For this delicious and sometimes gassy levantine dip you need chick peas, tahina(sesame seed paste),garlic, lemon juice or citric acid.and olive oil to top it off.
- chick peas-
- Tahina –
- lemon juice
- soda bicarb
- salt- to taste.
- soak the chickpeas overnight with soda bicarb and plenty of water. the next day the soaking and soda will have softened the skins of the chickpeas.
- These then should be drained and washed very thoroughly. Put it with some fresh water and cook, for really very long. Chef ibrahim hadla, would famously take one chickpea and throw it on the wall. it should be cooked so much that it will stick to the wall.
- after they are cooked till really soft and mushy. drain and wash these very well in water.let them soak in a bowl of cold water and let the skins float on top.take these skins off and discard.

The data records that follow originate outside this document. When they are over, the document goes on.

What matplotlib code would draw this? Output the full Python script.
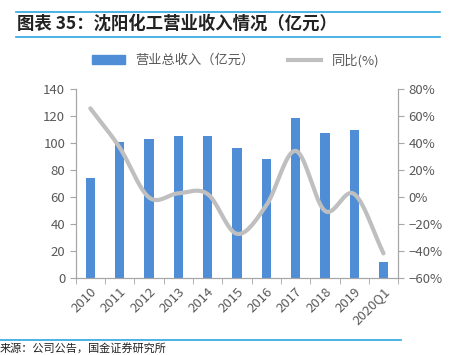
import matplotlib
matplotlib.use("Agg")
import matplotlib.pyplot as plt
from matplotlib.lines import Line2D
import numpy as np

plt.rcParams['font.family'] = ['Noto Sans CJK SC', 'DejaVu Sans']

years = ['2010', '2011', '2012', '2013', '2014', '2015', '2016', '2017', '2018', '2019', '2020Q1']
revenue = [74.1, 100.7, 103.0, 105.4, 105.4, 96.7, 88.4, 119.0, 107.4, 110.0, 12.3]
yoy = [66, 37, 0, 3, 2.5, -27, -6, 34.5, -10, 2.5, -41.5]

BAR = '#4F8DD6'
LINE = '#BFBFBF'
GRAY = '#595959'
AXC = '#A6A6A6'
BLUE = '#2AA6E0'


def smooth(x, y, n=20):
    # catmull-rom through the points, like Excel's smoothed line
    x = np.asarray(x, float)
    y = np.asarray(y, float)
    px = np.concatenate([[2 * x[0] - x[1]], x, [2 * x[-1] - x[-2]]])
    py = np.concatenate([[2 * y[0] - y[1]], y, [2 * y[-1] - y[-2]]])
    xs, ys = [], []
    t = np.linspace(0, 1, n)
    for i in range(1, len(px) - 2):
        for p, out in ((px, xs), (py, ys)):
            p0, p1, p2, p3 = p[i - 1], p[i], p[i + 1], p[i + 2]
            out.extend(0.5 * (2 * p1 + (-p0 + p2) * t + (2 * p0 - 5 * p1 + 4 * p2 - p3) * t ** 2
                              + (-p0 + 3 * p1 - 3 * p2 + p3) * t ** 3))
    return np.array(xs), np.array(ys)


fig = plt.figure(figsize=(4.53, 3.55), dpi=100)
ax = fig.add_axes([0.167, 0.216, 0.712, 0.532])
ax2 = ax.twinx()

x = np.arange(len(years))
ax.bar(x, revenue, width=0.32, color=BAR, zorder=2)
sx, sy = smooth(x, yoy)
ax2.plot(sx, sy, color=LINE, lw=3, solid_capstyle='round', zorder=3)

ax.set_xlim(-0.5, len(years) - 0.5)
ax.set_ylim(0, 140)
ax.set_yticks(range(0, 141, 20))
ax2.set_ylim(-60, 80)
ax2.set_yticks(range(-60, 81, 20))
ax2.set_yticklabels([f'{v}%'.replace('-', '\u2212') for v in range(-60, 81, 20)])

ax.set_xticks(x)
ax.set_xticklabels(years, rotation=45, ha='right', rotation_mode='anchor')
ax.set_xticks(np.arange(-0.5, len(years)), minor=True)
ax.tick_params(axis='x', which='major', length=0, pad=5, labelsize=9.5, labelcolor=GRAY)
ax.tick_params(axis='x', which='minor', length=4, color=AXC, direction='out')

ax.tick_params(axis='y', length=4, color=AXC, labelsize=9.5, labelcolor=GRAY)
ax2.tick_params(axis='y', length=4, color=AXC, labelsize=9.5, labelcolor=GRAY)

for a in (ax, ax2):
    a.spines['top'].set_visible(False)
    for s in ('left', 'right', 'bottom'):
        a.spines[s].set_color(AXC)
ax2.set_zorder(ax.get_zorder() + 1)
ax2.patch.set_visible(False)

handles = [plt.Rectangle((0, 0), 1, 1, color=BAR), Line2D([0], [0], color=LINE, lw=3)]
fig.legend(handles, ['营业总收入（亿元）', '同比(%)'], loc='center', bbox_to_anchor=(0.52, 0.83),
           ncol=2, frameon=False, fontsize=9.5, labelcolor=GRAY, handlelength=2.5,
           handleheight=0.6, columnspacing=2.5)

fig.text(0.038, 0.932, '图表 35：沈阳化工营业收入情况（亿元）', fontsize=12.5, fontweight='bold',
         color='#222222', va='center', style='italic')
fig.add_artist(Line2D([0.035, 0.972], [0.966, 0.966], color=BLUE, lw=1.2))
fig.add_artist(Line2D([0.035, 0.972], [0.896, 0.896], color=BLUE, lw=1.2))
fig.add_artist(Line2D([0.0, 0.885], [0.042, 0.042], color=BLUE, lw=1.2))
fig.text(0.0, 0.018, '来源：公司公告，国金证券研究所', fontsize=8, color='#222222', va='center')

fig.savefig('out.png', dpi=100)
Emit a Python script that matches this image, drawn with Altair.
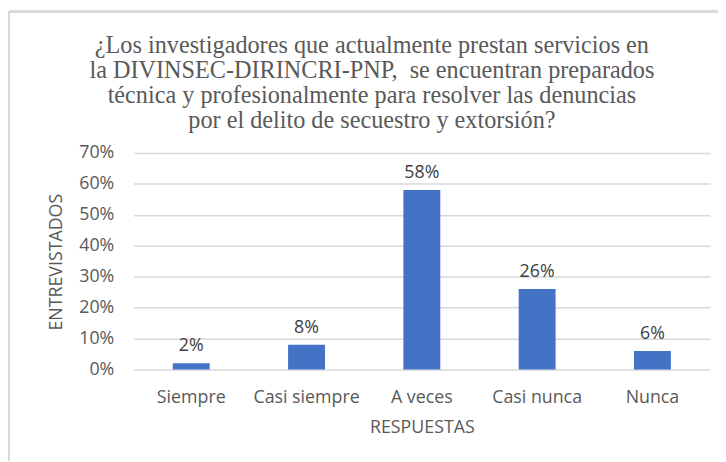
import altair as alt
import pandas as pd

categories = ["Siempre", "Casi siempre", "A veces", "Casi nunca", "Nunca"]
values = [0.02, 0.08, 0.58, 0.26, 0.06]
labels = ["2%", "8%", "58%", "26%", "6%"]
title_lines = [
    "¿Los investigadores que actualmente prestan servicios en",
    "la DIVINSEC-DIRINCRI-PNP,\u00a0 se encuentran preparados",
    "técnica y profesionalmente para resolver las denuncias",
    "por el delito de secuestro y extorsión?",
]

df = pd.DataFrame({"cat": categories, "val": values, "lab": labels})

SANS = "Open Sans"
SERIF = "Liberation Serif, Times New Roman, serif"
GRAY = "#595959"
FS = 18

x = alt.X("cat:N", sort=categories, title="RESPUESTAS",
          scale=alt.Scale(paddingInner=0.68, paddingOuter=0.34),
          axis=alt.Axis(labelAngle=0, ticks=False, domain=False,
                        labelFont=SANS, labelFontSize=FS, labelColor=GRAY,
                        labelPadding=19, titleFont=SANS, titleFontSize=FS,
                        titleColor=GRAY, titleFontWeight="normal", titlePadding=13))
y = alt.Y("val:Q", title="ENTREVISTADOS",
          scale=alt.Scale(domain=[0, 0.7]),
          axis=alt.Axis(format=".0%", values=[0, .1, .2, .3, .4, .5, .6, .7],
                        labelOverlap=False,
                        ticks=False, domain=False, grid=True,
                        gridColor="#d9d9d9", gridWidth=1.5,
                        labelFont=SANS, labelFontSize=FS, labelColor=GRAY,
                        labelPadding=20, titleFont=SANS, titleFontSize=FS,
                        titleColor=GRAY, titleFontWeight="normal",
                        titleX=-78, titleY=110, titleAngle=-90,
                        titleAlign="center", titleBaseline="middle"))

base = alt.Chart(df)
bars = base.mark_bar(color="#4472C4").encode(x=x, y=y)
text = base.mark_text(font=SANS, fontSize=FS, color="#404040",
                      baseline="alphabetic", dy=-12).encode(x=x, y=y, text="lab:N")

border_top = base.mark_rule(color="#d9d9d9", strokeWidth=2).encode(
    x=alt.value(-126), x2=alt.value(600), y=alt.value(-143))
border_left = base.mark_rule(color="#d9d9d9", strokeWidth=2).encode(
    x=alt.value(-126), y=alt.value(-143), y2=alt.value(320))

title = alt.Chart(pd.DataFrame({"t": [0]})).mark_text(
    font=SERIF, fontSize=24.5, color=GRAY, lineHeight=25.5, fontWeight="normal",
    align="center", baseline="alphabetic").encode(
    x=alt.value(241), y=alt.value(-101.5), text=alt.value(title_lines))

chart = alt.layer(bars, text, border_top, border_left, title).properties(
    width=583, height=219,
    padding={"left": 127, "top": 144, "right": 8, "bottom": 90},
    autosize=alt.AutoSizeParams(type="none"),
).configure_view(stroke=None)

chart.save("out.html", embed_options={"renderer": "svg", "actions": False})
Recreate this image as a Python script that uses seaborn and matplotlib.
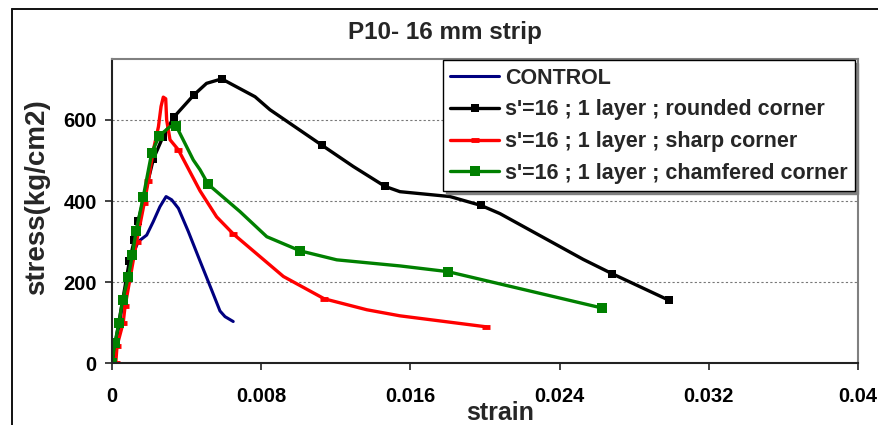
import matplotlib
matplotlib.use("Agg")
import matplotlib.pyplot as plt
import seaborn as sns
from matplotlib.lines import Line2D

# ---- data: strain vs stress (kg/cm2) ----
control_strain = [0, 0.0004, 0.0008, 0.00114, 0.00141, 0.00186, 0.00221, 0.00257, 0.0029,
                  0.0032, 0.00356, 0.00409, 0.00472, 0.00534, 0.00579, 0.00606, 0.0065]
control_stress = [0, 100, 200, 271, 300, 316, 349, 386, 411,
                  403, 382, 325, 252, 181, 129, 115, 103]

rounded_strain = [0, 0.000375, 0.00093, 0.0012, 0.00141, 0.00222, 0.00272, 0.00332, 0.00438,
                  0.00507, 0.00588, 0.00767, 0.00847, 0.01124, 0.01294, 0.01464, 0.01544,
                  0.01812, 0.01979, 0.0208, 0.02527, 0.02681, 0.02988]
rounded_stress = [0, 103, 251, 304, 351, 504, 557, 607, 661,
                  690, 701, 657, 625, 538, 485, 436, 423,
                  411, 389, 369, 256, 221, 155]
rounded_marked = [0, 1, 2, 3, 4, 5, 6, 7, 8, 10, 13, 15, 18, 21, 22]

sharp_strain = [0.0002, 0.00027, 0.0006, 0.0007, 0.00132, 0.00173, 0.00195, 0.00222, 0.00249,
                0.00263, 0.00275, 0.00288, 0.00293, 0.00311, 0.00356, 0.00472, 0.00561,
                0.0065, 0.00919, 0.01138, 0.01366, 0.01544, 0.02005]
sharp_stress = [0, 43, 100, 140, 300, 395, 450, 526, 583,
                633, 656, 652, 600, 551, 526, 425, 361,
                319, 214, 159, 132, 117, 90]
sharp_marked = [0, 1, 2, 3, 4, 5, 6, 14, 17, 19, 22]

chamfered_strain = [0, 0.00016, 0.000375, 0.00057, 0.00087, 0.00109, 0.00129, 0.00168, 0.00213,
                    0.00254, 0.00311, 0.00343, 0.004, 0.00436, 0.00472, 0.00516, 0.00686,
                    0.0083, 0.0101, 0.01205, 0.01544, 0.018, 0.0263]
chamfered_stress = [0, 51, 99, 156, 212, 267, 325, 411, 519,
                    561, 583, 586, 534, 501, 477, 441, 374,
                    312, 277, 255, 240, 226, 136]
chamfered_marked = [0, 1, 2, 3, 4, 5, 6, 7, 8, 9, 11, 15, 18, 21, 22]

series_labels = ["CONTROL",
                 "s'=16 ; 1 layer ; rounded corner",
                 "s'=16 ; 1 layer ; sharp corner",
                 "s'=16 ; 1 layer ; chamfered corner"]

x_ticks = [0, 0.008, 0.016, 0.024, 0.032, 0.04]
x_tick_labels = ["0", "0.008", "0.016", "0.024", "0.032", "0.04"]
y_ticks = [0, 200, 400, 600]

# ---- styling ----
sns.set_theme(style="white")
plt.rcParams["font.family"] = ["Liberation Sans", "DejaVu Sans"]
plt.rcParams["font.weight"] = "bold"

W, H = 879, 425
fig = plt.figure(figsize=(W / 100, H / 100), dpi=100)
fig.patch.set_facecolor("white")

# plot area in pixels: left 112, right 858, top 59, bottom 363
ax = fig.add_axes([112 / W, (H - 363.3) / H, (858 - 112) / W, (363.3 - 59) / H])
ax.set_facecolor("white")

# chart-area frame (left and top edges)
fig.add_artist(Line2D([12 / W, 12 / W], [0, 1 - 9 / H], transform=fig.transFigure,
                      color="#111111", lw=1.4))
fig.add_artist(Line2D([12 / W, 1], [1 - 9 / H, 1 - 9 / H], transform=fig.transFigure,
                      color="#111111", lw=1.4))

common = dict(ax=ax, sort=False, estimator=None, solid_joinstyle="round",
              solid_capstyle="round")

sns.lineplot(x=control_strain, y=control_stress, color="#000080", lw=2.2,
             label=series_labels[0], **common)
sns.lineplot(x=rounded_strain, y=rounded_stress, color="black", lw=2.4,
             marker="s", markersize=5.5, markevery=rounded_marked,
             markeredgewidth=0, markerfacecolor="black",
             label=series_labels[1], **common)
sns.lineplot(x=sharp_strain, y=sharp_stress, color="#FF0000", lw=2.4,
             marker="_", markersize=6, markevery=sharp_marked,
             markeredgewidth=3.5, markeredgecolor="#FF0000",
             label=series_labels[2], **common)
sns.lineplot(x=chamfered_strain, y=chamfered_stress, color="#008000", lw=2.4,
             marker="s", markersize=6.5, markevery=chamfered_marked,
             markeredgewidth=0, markerfacecolor="#008000",
             label=series_labels[3], **common)

ax.set_xlim(0, 0.04)
ax.set_ylim(0, 750)
ax.set_xticks(x_ticks)
ax.set_xticklabels(x_tick_labels)
ax.set_yticks(y_ticks)

ax.yaxis.grid(True, color="#777777", lw=0.8, linestyle=(0, (2, 2)))
ax.xaxis.grid(False)

for side in ("left", "bottom"):
    ax.spines[side].set_color("#222222")
    ax.spines[side].set_linewidth(1.5)
for side in ("top", "right"):
    ax.spines[side].set_color("#808080")
    ax.spines[side].set_linewidth(1.5)

ax.tick_params(axis="both", direction="out", length=5, width=1.2, color="#222222",
               labelsize=14.5, labelcolor="black")
ax.tick_params(axis="x", pad=12, bottom=True)
ax.tick_params(axis="y", pad=6, left=True)
for lab in ax.get_xticklabels() + ax.get_yticklabels():
    lab.set_fontweight("bold")

ax.set_xlabel("strain", fontsize=18, fontweight="bold")
ax.xaxis.set_label_coords((500 - 112) / 746, -(420 - 363.3) / 304.3)
ax.xaxis.label.set_va("baseline")
ax.set_ylabel("stress(kg/cm2)", fontsize=20, fontweight="bold")
ax.yaxis.set_label_coords(-(112 - 50) / 746, (363.3 - 197) / 304.3)

fig.text(445 / W, 1 - 33 / H, "P10- 16 mm strip", ha="center", va="center",
         fontsize=17.5, fontweight="bold")

leg = ax.legend(loc="upper right", bbox_to_anchor=(855 / W, 1 - 60 / H),
                bbox_transform=fig.transFigure, borderaxespad=0, frameon=True,
                fancybox=False, framealpha=1, edgecolor="black", fontsize=15.5,
                handlelength=2.25, handletextpad=0.28, labelspacing=0.5,
                borderpad=0.35, numpoints=1,
                shadow={"ox": 2, "oy": -2, "color": "#808080", "alpha": 1})
leg.get_frame().set_linewidth(1.0)
for t in leg.get_texts():
    t.set_fontweight("bold")

fig.savefig("out.png", dpi=100, facecolor="white")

- Then you need a good food processor.like a food chopper, moulinex or any similar ones. at work we used one called robot coupe, which is the Mercedes Benz of food processors. start to blend .also add a few crushed ice cubes to the mix or really chilled water about 20 mls or so..
- this will make the mixture very light and airy and fluffy.add in the tahina and garlic,salt and lemon juice.it should be slightly garlickly , and lemony, but most importantly very very creamy and smooth.
- arrange in a flat- ish sort of dish nd then top it with some fruity good quality olive oil, and enjoy with pita bread.
- this can be topped with toasted pine nuts or small cubes of lamb/ beef sauteed with onions garlic and some lemon juice as well.
- Sahten as they say in arabic, or Bon appetit.
- Dedicated to le petit fleur de liban!!!! god how much we laughed when chef ibrahim used to say that.